We need to run the linear model formula and produce the interaction plot for model7 which uses cohort and polID which we have not yet recoded for the Netherlands dataset.
First recode cohort and polID for the netherlands dataset:
df <- df %>%
mutate(
cohort = ifelse(yrbrn < 1930 | yrbrn > 2000, NA, yrbrn),
polID = case_when(
lrscale %in% 0:3 ~ "Left",
lrscale %in% 7:10 ~ "Right",
lrscale %in% 4:6 ~ "Moderate",
lrscale %in% c(77, 88, 99) ~ NA_character_
))
Next run the linear model formula and produce the interaction plot from the tutorial for model7 which is a MLR with interaction between cohort and political ideological self-placement as left, moderate and right:
model7 <- lm(auth ~ + cohort + polID + cohort*polID, data = df, weights = weight)
interact_plot(model7, pred = cohort, modx = polID, jnplot = TRUE)
Interpret:
Referring back to the model output for model6, we saw that not all the interaction coefficients are statistically significant, as the religionYesxgenBaby Boomers interaction term does not have the three stars ***. Also, as mentioned above, the coefficients are not as small as we saw in the model4. Looking at an interaction plot, we know that if the lines are parallel that indicates no interaction effect, and if the lines are not parallel, that indicates an interaction effect. In this model interaction plot for model6, the lines are not parallel and do not have equal slopes. The slope for the polIDRight line appears to be a lot different than the other 2 lines, it even intersects near the cohort 2000. There are no sections of the plot where the lines are moving in different directions. All three interaction plots are linearly decreasing over the scale. Since the slopes of the lines are not the same and the lines are not parallel, you can conclude that there is an interaction effect between polID and cohort.
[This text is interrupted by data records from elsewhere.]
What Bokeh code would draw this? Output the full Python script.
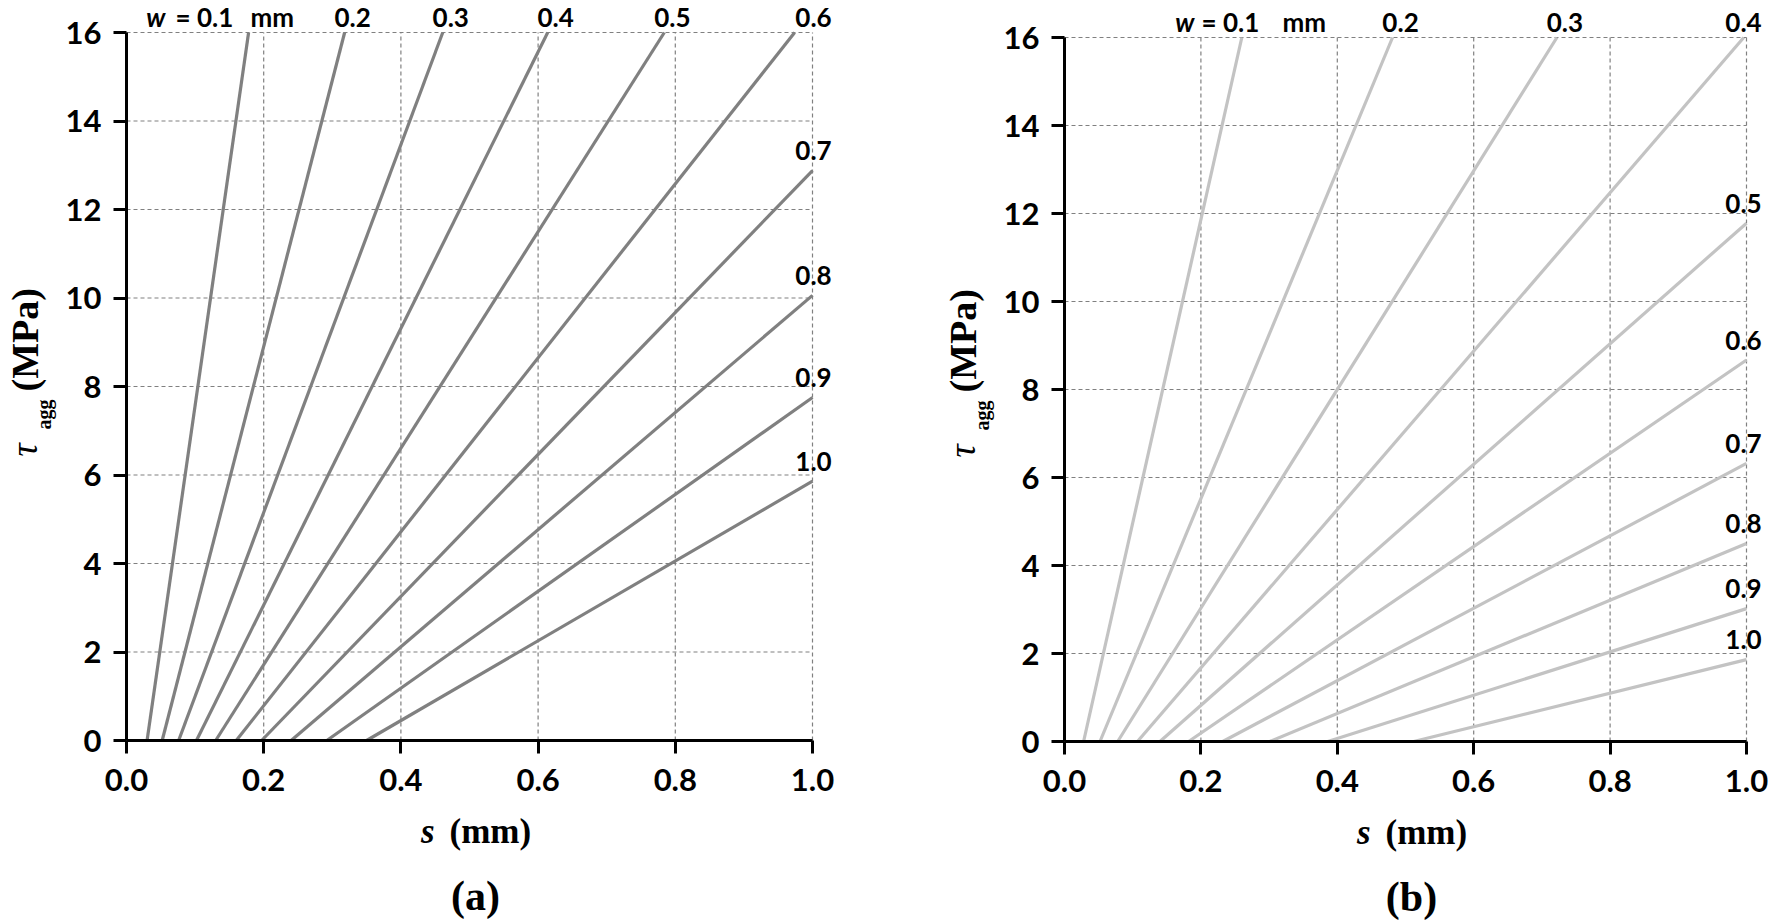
import math
from bokeh.plotting import figure
from bokeh.models import Range1d, FixedTicker, Label, LinearAxis, NumeralTickFormatter
from bokeh.layouts import row
from bokeh.embed import file_html
from bokeh.resources import INLINE

# ---------------- data ----------------
crack_widths = ["0.1", "0.2", "0.3", "0.4", "0.5", "0.6", "0.7", "0.8", "0.9", "1.0"]

# panel (a): slip s where each curve leaves the axis, and where it ends
a_start_s = [0.030, 0.052, 0.076, 0.102, 0.130, 0.160, 0.197, 0.240, 0.292, 0.350]
a_end_s = [0.178, 0.318, 0.461, 0.614, 0.784, 0.974, 1.0, 1.0, 1.0, 1.0]
a_end_tau = [16.0, 16.0, 16.0, 16.0, 16.0, 16.0, 12.88, 10.06, 7.75, 5.86]

# panel (b)
b_start_s = [0.028, 0.052, 0.078, 0.107, 0.140, 0.182, 0.232, 0.301, 0.386, 0.512]
b_end_s = [0.260, 0.481, 0.722, 0.996, 1.0, 1.0, 1.0, 1.0, 1.0, 1.0]
b_end_tau = [16.0, 16.0, 16.0, 16.0, 11.78, 8.67, 6.32, 4.50, 3.02, 1.86]

x_ticks = [0.0, 0.2, 0.4, 0.6, 0.8, 1.0]
x_tick_labels = ["0.0", "0.2", "0.4", "0.6", "0.8", "1.0"]
y_ticks = [0, 2, 4, 6, 8, 10, 12, 14, 16]
y_tick_labels = ["0", "2", "4", "6", "8", "10", "12", "14", "16"]

panel_captions = ["(a)", "(b)"]
x_title_parts = ["s", "(mm)"]
y_title_parts = ["\u03c4", "agg", "(MPa)"]
w_symbol = "w"
w_unit = "mm"

# ---------------- styling ----------------
SANS = "Lato"
SERIF = "Liberation Serif"
X_MIN, X_MAX = 0.0, 1.0
Y_MIN, Y_MAX = 0.0, 16.0
FIG_H = 922


def make_panel(start_s, end_s, end_tau, color, caption, fig_w, left_px, top_px,
               plot_w, plot_h, w_pos, right_dx):
    xspan = X_MAX - X_MIN
    yspan = Y_MAX - Y_MIN
    x_lo = X_MIN - left_px / plot_w * xspan
    x_hi = X_MIN + (fig_w - left_px) / plot_w * xspan
    y_hi = Y_MAX + top_px / plot_h * yspan
    y_lo = Y_MIN - (FIG_H - top_px - plot_h) / plot_h * yspan

    p = figure(width=fig_w, height=FIG_H,
               x_range=Range1d(x_lo, x_hi), y_range=Range1d(y_lo, y_hi),
               x_axis_location=None, y_axis_location=None,
               output_backend="svg", toolbar_location=None, min_border=0)
    p.outline_line_color = None
    p.background_fill_color = "white"
    p.border_fill_color = "white"
    p.xgrid.visible = False
    p.ygrid.visible = False

    def px(d):
        return d * xspan / plot_w

    def py(d):
        return d * yspan / plot_h

    def label(x, y, text, font, style, size, align="center", angle=0.0, xo=0, yo=0):
        p.add_layout(Label(x=x, y=y, x_offset=xo, y_offset=yo, text=text, angle=angle,
                           text_font=font, text_font_style=style, text_font_size=size,
                           text_align=align, text_baseline="middle", text_color="black"))

    # dashed grid at the tick positions
    gx = [t for t in x_ticks if t > X_MIN]
    gy = [t for t in y_ticks if t > Y_MIN]
    p.segment(x0=gx, y0=[Y_MIN] * len(gx), x1=gx, y1=[Y_MAX] * len(gx),
              line_color="#808080", line_width=1.2, line_dash="4 3", level="underlay")
    p.segment(x0=[X_MIN] * len(gy), y0=gy, x1=[X_MAX] * len(gy), y1=gy,
              line_color="#808080", line_width=1.2, line_dash="4 3", level="underlay")

    # axes, pinned at the data origin
    xaxis = LinearAxis(fixed_location=Y_MIN, bounds=(X_MIN, X_MAX),
                       ticker=FixedTicker(ticks=x_ticks),
                       formatter=NumeralTickFormatter(format="0.0"),
                       major_label_overrides=dict(zip(x_ticks, x_tick_labels)))
    yaxis = LinearAxis(fixed_location=X_MIN, bounds=(Y_MIN, Y_MAX),
                       ticker=FixedTicker(ticks=y_ticks),
                       major_label_overrides=dict(zip(y_ticks, y_tick_labels)))
    for ax in (xaxis, yaxis):
        ax.axis_line_color = "black"
        ax.axis_line_width = 3
        ax.major_tick_line_color = "black"
        ax.major_tick_line_width = 3
        ax.major_tick_out = 13
        ax.major_tick_in = 0
        ax.minor_tick_line_color = None
        ax.major_label_text_font = SANS
        ax.major_label_text_font_style = "bold"
        ax.major_label_text_font_size = "31px"
        ax.major_label_text_color = "black"
    xaxis.major_label_standoff = 15
    yaxis.major_label_standoff = 12
    p.add_layout(xaxis, "below")
    p.add_layout(yaxis, "left")

    # curves
    p.segment(x0=start_s, y0=[Y_MIN] * len(start_s), x1=end_s, y1=end_tau,
              line_color=color, line_width=3.2)

    # curve labels
    top_yo = 15.5
    for i, (lab, xs, yt) in enumerate(zip(crack_widths, end_s, end_tau)):
        if i == 0:
            wx_sym, wx_val, wx_unit = w_pos
            label(X_MIN + px(wx_sym), Y_MAX, w_symbol, SANS, "bold italic", "26px",
                  align="right", yo=top_yo)
            label(X_MIN + px(wx_val), Y_MAX, "= " + lab, SANS, "bold", "26px",
                  align="left", yo=top_yo)
            label(X_MIN + px(wx_unit), Y_MAX, w_unit, SANS, "bold", "26px",
                  align="left", yo=top_yo)
        elif yt >= Y_MAX:
            if xs > 0.95:
                label(X_MAX, Y_MAX, lab, SANS, "bold", "26px", xo=right_dx, yo=top_yo)
            else:
                label(xs, Y_MAX, lab, SANS, "bold", "26px", xo=8, yo=top_yo)
        else:
            label(X_MAX, yt, lab, SANS, "bold", "26px", xo=right_dx, yo=20)

    # y title (rotated)
    up = math.pi / 2
    label(X_MIN + px(-102), Y_MIN + py(284), y_title_parts[0], SERIF, "italic", "37px",
          align="left", angle=up)
    label(X_MIN + px(-83), Y_MIN + py(311), y_title_parts[1], SERIF, "bold", "20px",
          align="left", angle=up)
    label(X_MIN + px(-102), Y_MIN + py(349), y_title_parts[2], SERIF, "bold", "38px",
          align="left", angle=up)

    # x title
    cx = (X_MIN + X_MAX) / 2
    label(cx + px(-35), Y_MIN + py(-91), x_title_parts[0], SERIF, "bold italic", "35px",
          align="right")
    label(cx + px(-20), Y_MIN + py(-91), x_title_parts[1], SERIF, "bold", "35px",
          align="left")
    # caption
    label(cx + px(6), Y_MIN + py(-155), caption, SERIF, "bold", "42px")
    return p


pa = make_panel(a_start_s, a_end_s, a_end_tau, "#808080", panel_captions[0],
                fig_w=868, left_px=126, top_px=32, plot_w=686, plot_h=708,
                w_pos=(39, 49, 124), right_dx=1)
pb = make_panel(b_start_s, b_end_s, b_end_tau, "#c3c3c3", panel_captions[1],
                fig_w=905, left_px=196, top_px=37, plot_w=682, plot_h=704,
                w_pos=(130, 137, 218), right_dx=-3)

layout = row(pa, pb)
open("out.html", "w").write(file_html(layout, INLINE))
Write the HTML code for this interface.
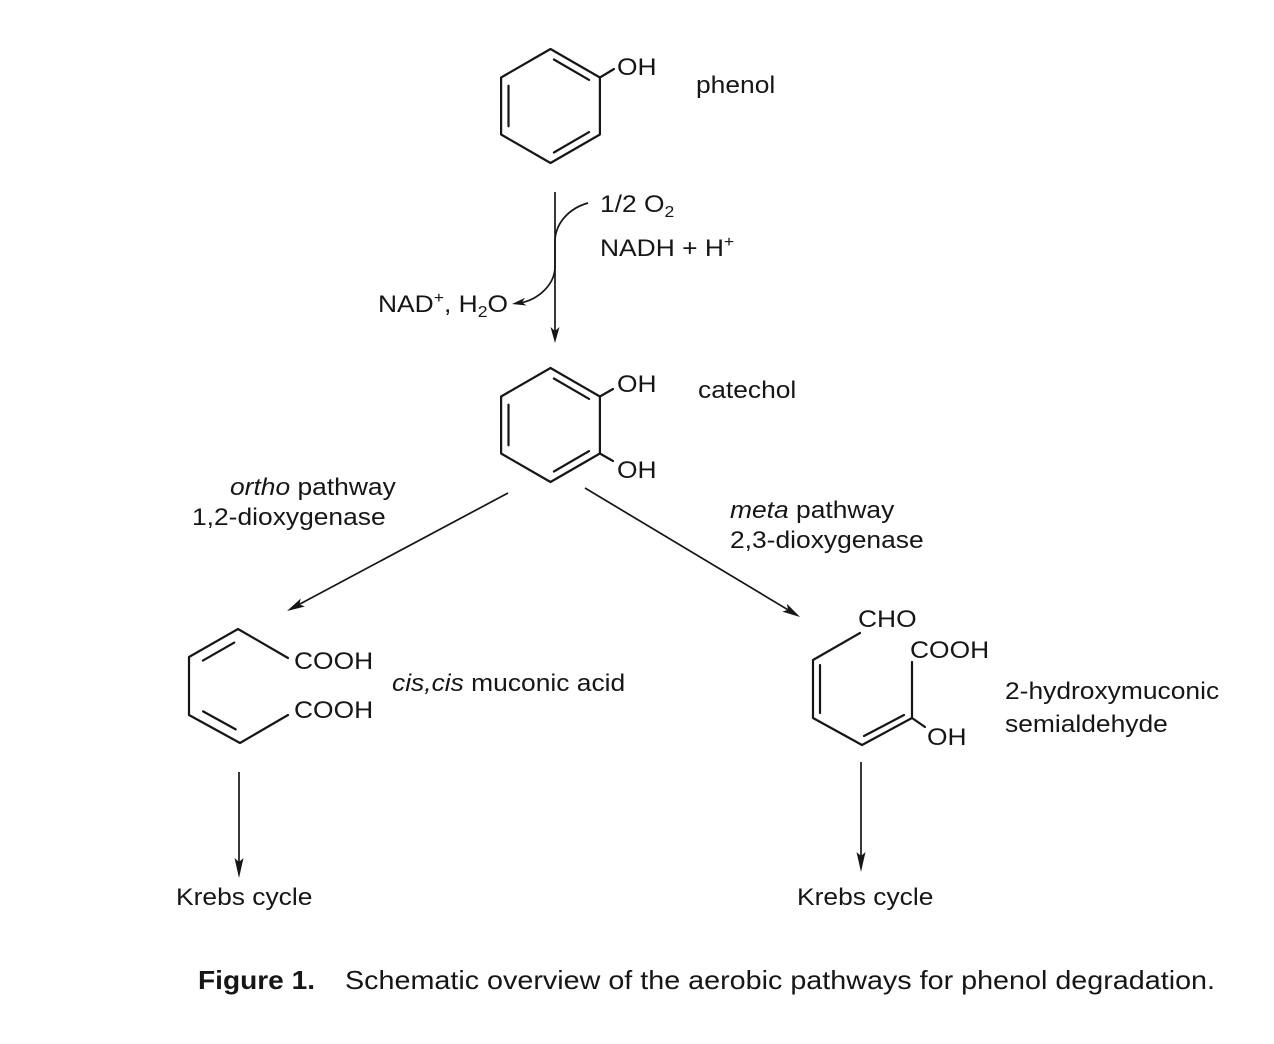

Produce the model8 interaction plot from the tutorial, but again using the Netherlands data. Interpret.
We need to run the linear model formula and product the interaction plot for model8 which uses religious and ID. We have already recoded ID for the netherlands dataset but have not recoded the religious variable.
First recode religious for the netherlands dataset:
df <- df %>%
mutate(
polID = case_when(
lrscale %in% 0:3 ~ "Left",
lrscale %in% 7:10 ~ "Right",
lrscale %in% 4:6 ~ "Moderate",
lrscale %in% c(77, 88, 99) ~ NA_character_
),
religious = case_when(
rlgdgr %in% c(77, 88, 99) ~ NA_real_,
TRUE ~ rlgdgr
))
Next run the linear model formula and produce the interaction plot from the tutorial for model8 which is a MLR with interaction between political ideological self-placement on the left right scale and religiousness
model8 <- lm(auth ~ religious + ID + religious*ID, data = df, weights = weight)
interact_plot(model8, pred = religious, modx = ID, jnplot = TRUE)
Interpret:
Looking at the interaction plot, although the lines are not exactly parallel with the exact same slope, the lines are very close to parallel and if the slope was calculated, the values would be very close. These two points lead us to conclude that there is no interaction effect between ideologically identifying as politically left or right, and how religious the respondent is. We can calculate these slopes using estimates of the points and see how close the values are:
m1_left <- (57.5-54)/(2.5-0)
m2_right <- (62-58)/(2.5-0)
m1_left
## [1] 1.4
m2_right
## [1] 1.6
The slopes of these two lines are very close as expected, therefore we can conclude that there is no significant interaction effect between these two variables.